Lot 222
  • 222

Gerald Wilde, 1905-1986

Estimate
2,000 - 3,000 GBP
Log in to view results
bidding is closed

Description

  • Gerald Wilde
  • composition 1948
  • signed and dated 48
  • gouache
  • 57x68.5cm.; 22½x27in.

Provenance

Alfred Hecht, and thence by bequest to the present owner's family

Exhibited

London, The October Gallery, Gerald Wilde, Spring 1988

Catalogue Note

Gerald Wilde attended Chelsea School of Art from 1926-31 and subsequently studied under Percy Hague Jowett and H. S. Williamson from 1932-34.  He was greatly influenced by the aesthetic theories expoused by Clive Bell in his book Art, and was
Inspired by the abstract surrealism of Picasso, Miró and Klee.  Wilde lost much of his work to the devastating Blitz of 1941 whilst he was serving with the Pioneer Corps. Despite the destructive nature of war, the experience was also a source of great inspiration for him.

The present work dates from the immediate post-war era.  Overlapping layers of gouache are built up in deliberate strokes and an armature of black lines form ghostly abstracted figures which dominate the foreground. Often categorized as Abstract Expressionist, Wilde’s style is difficult to define: “You cannot classify Wilde's art. It is not representative; and neither is it abstract.”  (Joyce Cary, ICA exhibition catalogue, 1955). A richly mobile work with bold colouring and passages of impasto, Composition 1948 is a striking example of Wilde’s oeuvre.

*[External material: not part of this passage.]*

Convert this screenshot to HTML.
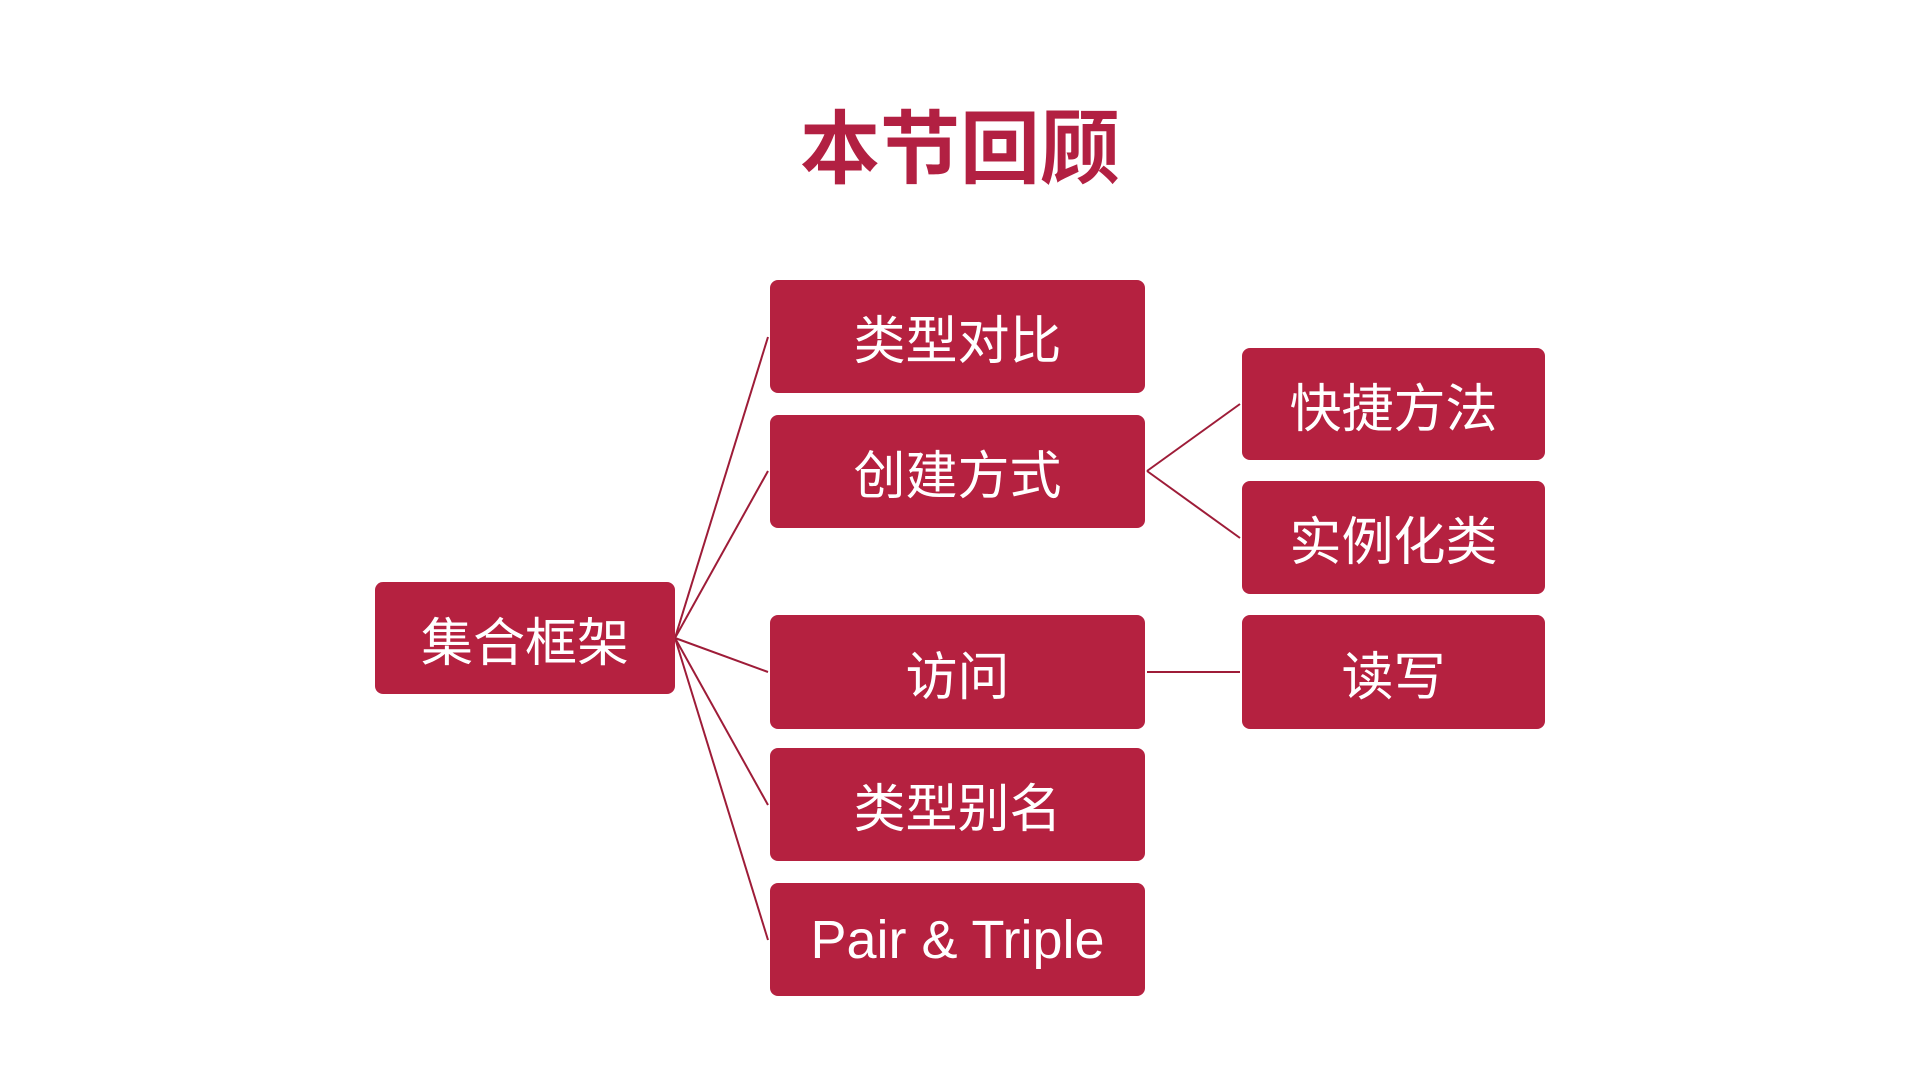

In 1949 he met the author Joyce Carey.  Wilde was said to be the inspiration for the artist character ‘Gulley Jimson’ in Carey’s book The Horse’s Mouth (1944), later adapted for a film starring Alec Guinness in 1958.  Wilde’s contribution to Britain’s post-war art scene was recognized when he was given a retrospective exhibition at the progressive ICA in 1955. In the 1950s Wilde spent time in St Ebba’s Mental Hospital and consequently abandoned painting for twenty years.  It was not until the 1970s that he began to paint again.  In 1979 the October Gallery held a solo exhibition and has continued to exhibit his work ever since.